╔══

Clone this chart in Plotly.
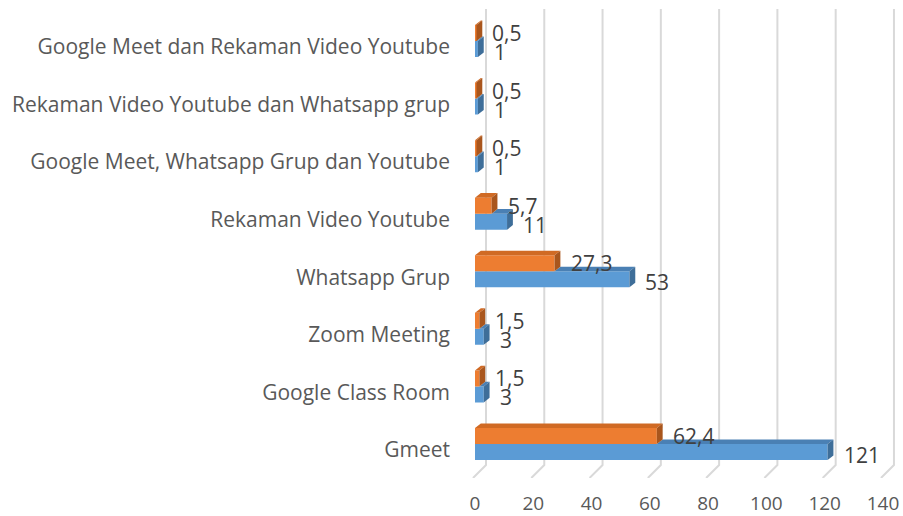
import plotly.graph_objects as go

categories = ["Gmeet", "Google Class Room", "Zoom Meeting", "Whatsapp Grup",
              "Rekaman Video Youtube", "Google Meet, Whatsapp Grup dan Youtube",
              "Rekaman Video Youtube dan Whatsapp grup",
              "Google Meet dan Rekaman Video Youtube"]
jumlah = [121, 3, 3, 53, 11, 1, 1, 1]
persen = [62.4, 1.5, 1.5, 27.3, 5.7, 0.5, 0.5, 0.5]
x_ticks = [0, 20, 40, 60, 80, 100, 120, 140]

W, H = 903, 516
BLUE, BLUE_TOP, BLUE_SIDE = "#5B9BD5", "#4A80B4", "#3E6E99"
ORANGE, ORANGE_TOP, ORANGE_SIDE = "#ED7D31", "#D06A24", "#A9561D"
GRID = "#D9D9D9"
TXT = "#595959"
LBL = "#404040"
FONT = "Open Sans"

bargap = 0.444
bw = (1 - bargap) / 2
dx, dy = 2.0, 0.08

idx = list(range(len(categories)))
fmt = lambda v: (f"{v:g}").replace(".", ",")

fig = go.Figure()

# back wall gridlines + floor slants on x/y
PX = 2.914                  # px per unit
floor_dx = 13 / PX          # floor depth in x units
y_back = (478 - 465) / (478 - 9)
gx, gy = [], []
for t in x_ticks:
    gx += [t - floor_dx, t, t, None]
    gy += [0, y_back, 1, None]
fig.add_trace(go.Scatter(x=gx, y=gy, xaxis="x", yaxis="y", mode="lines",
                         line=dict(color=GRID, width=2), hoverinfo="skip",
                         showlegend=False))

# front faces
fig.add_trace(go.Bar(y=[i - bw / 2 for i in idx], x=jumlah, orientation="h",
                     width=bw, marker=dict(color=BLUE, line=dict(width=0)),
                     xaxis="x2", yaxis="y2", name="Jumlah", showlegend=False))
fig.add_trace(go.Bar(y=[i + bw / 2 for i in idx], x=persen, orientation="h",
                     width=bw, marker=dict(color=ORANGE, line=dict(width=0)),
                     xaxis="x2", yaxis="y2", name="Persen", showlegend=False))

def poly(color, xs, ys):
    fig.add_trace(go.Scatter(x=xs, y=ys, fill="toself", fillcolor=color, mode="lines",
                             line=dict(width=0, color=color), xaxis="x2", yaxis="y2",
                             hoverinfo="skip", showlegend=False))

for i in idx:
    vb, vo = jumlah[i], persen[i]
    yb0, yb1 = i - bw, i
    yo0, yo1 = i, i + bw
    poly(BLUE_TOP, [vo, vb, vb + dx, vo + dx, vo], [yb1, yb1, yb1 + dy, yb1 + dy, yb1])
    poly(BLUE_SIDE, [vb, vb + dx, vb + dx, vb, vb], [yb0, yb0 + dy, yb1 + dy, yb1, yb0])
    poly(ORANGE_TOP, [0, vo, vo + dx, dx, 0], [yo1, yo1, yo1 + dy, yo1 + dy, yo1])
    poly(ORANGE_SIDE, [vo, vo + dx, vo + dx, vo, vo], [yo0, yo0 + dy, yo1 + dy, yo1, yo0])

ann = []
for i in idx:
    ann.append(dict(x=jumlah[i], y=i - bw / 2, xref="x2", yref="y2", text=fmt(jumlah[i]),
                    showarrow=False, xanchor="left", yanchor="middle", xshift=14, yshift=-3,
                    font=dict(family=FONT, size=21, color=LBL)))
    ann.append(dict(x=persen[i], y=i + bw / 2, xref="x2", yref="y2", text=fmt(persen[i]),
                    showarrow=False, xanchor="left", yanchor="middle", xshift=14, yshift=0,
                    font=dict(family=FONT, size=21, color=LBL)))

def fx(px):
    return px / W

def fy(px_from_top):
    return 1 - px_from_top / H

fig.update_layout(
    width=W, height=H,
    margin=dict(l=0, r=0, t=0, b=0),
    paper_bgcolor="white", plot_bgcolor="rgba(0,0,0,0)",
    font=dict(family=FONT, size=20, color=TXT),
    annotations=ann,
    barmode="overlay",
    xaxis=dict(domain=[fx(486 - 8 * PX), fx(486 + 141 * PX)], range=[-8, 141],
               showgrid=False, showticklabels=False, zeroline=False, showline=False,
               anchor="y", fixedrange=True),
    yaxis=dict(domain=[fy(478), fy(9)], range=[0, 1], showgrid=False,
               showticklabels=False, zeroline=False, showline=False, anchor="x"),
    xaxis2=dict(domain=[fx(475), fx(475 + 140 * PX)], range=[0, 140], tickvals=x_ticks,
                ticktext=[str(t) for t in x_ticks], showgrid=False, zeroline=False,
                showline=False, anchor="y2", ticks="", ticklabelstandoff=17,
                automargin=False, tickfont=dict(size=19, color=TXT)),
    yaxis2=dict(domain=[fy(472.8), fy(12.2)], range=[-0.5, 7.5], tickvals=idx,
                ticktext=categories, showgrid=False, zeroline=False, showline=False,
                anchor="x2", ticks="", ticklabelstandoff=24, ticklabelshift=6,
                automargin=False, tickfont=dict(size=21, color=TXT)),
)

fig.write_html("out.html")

╚══
╔══

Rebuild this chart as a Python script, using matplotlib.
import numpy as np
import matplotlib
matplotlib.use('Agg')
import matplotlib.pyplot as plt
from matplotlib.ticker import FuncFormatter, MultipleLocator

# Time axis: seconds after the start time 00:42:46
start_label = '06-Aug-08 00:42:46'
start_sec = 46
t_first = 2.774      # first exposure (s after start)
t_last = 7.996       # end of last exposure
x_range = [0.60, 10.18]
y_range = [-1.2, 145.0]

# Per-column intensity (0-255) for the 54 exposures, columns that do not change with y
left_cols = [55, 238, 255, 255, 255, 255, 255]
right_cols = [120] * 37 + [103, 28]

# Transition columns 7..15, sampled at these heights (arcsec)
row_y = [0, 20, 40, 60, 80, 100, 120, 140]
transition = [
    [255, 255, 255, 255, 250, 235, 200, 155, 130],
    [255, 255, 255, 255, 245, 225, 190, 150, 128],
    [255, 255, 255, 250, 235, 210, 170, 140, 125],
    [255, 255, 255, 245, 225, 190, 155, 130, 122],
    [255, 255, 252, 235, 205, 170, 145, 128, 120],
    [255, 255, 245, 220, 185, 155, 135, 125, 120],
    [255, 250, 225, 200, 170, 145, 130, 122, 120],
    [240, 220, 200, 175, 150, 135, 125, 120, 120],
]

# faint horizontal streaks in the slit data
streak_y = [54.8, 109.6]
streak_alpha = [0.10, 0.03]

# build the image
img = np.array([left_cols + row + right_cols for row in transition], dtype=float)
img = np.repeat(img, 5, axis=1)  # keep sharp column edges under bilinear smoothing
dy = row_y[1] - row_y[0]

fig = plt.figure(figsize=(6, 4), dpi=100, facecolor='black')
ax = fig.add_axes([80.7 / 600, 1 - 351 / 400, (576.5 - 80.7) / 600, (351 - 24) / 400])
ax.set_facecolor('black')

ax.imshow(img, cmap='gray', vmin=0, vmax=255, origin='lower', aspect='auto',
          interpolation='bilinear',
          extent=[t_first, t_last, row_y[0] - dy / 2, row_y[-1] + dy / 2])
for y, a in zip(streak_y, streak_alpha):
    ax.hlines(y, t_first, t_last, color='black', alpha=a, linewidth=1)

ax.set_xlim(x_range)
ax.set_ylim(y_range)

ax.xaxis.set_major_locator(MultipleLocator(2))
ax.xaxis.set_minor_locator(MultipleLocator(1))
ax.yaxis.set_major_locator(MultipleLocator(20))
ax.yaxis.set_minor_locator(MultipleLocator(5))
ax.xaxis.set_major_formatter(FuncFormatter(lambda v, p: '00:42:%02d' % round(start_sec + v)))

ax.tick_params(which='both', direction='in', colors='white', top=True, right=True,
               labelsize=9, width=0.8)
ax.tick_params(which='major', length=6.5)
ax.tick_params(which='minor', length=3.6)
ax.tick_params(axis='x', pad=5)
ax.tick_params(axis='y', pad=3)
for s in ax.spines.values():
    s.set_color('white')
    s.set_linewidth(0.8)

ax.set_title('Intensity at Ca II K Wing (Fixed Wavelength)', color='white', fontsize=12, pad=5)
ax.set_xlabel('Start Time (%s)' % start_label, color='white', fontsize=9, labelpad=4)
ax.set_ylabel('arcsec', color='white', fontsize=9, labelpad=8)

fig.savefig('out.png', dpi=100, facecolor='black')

╚══

Required task >> Repeat, word for word, the lines of the material above from the one holding "Clone this chart in Plotly." through the one holding "import plotly.graph_objects as go". Leave out pictures.

Exercise result >>
Clone this chart in Plotly.
import plotly.graph_objects as go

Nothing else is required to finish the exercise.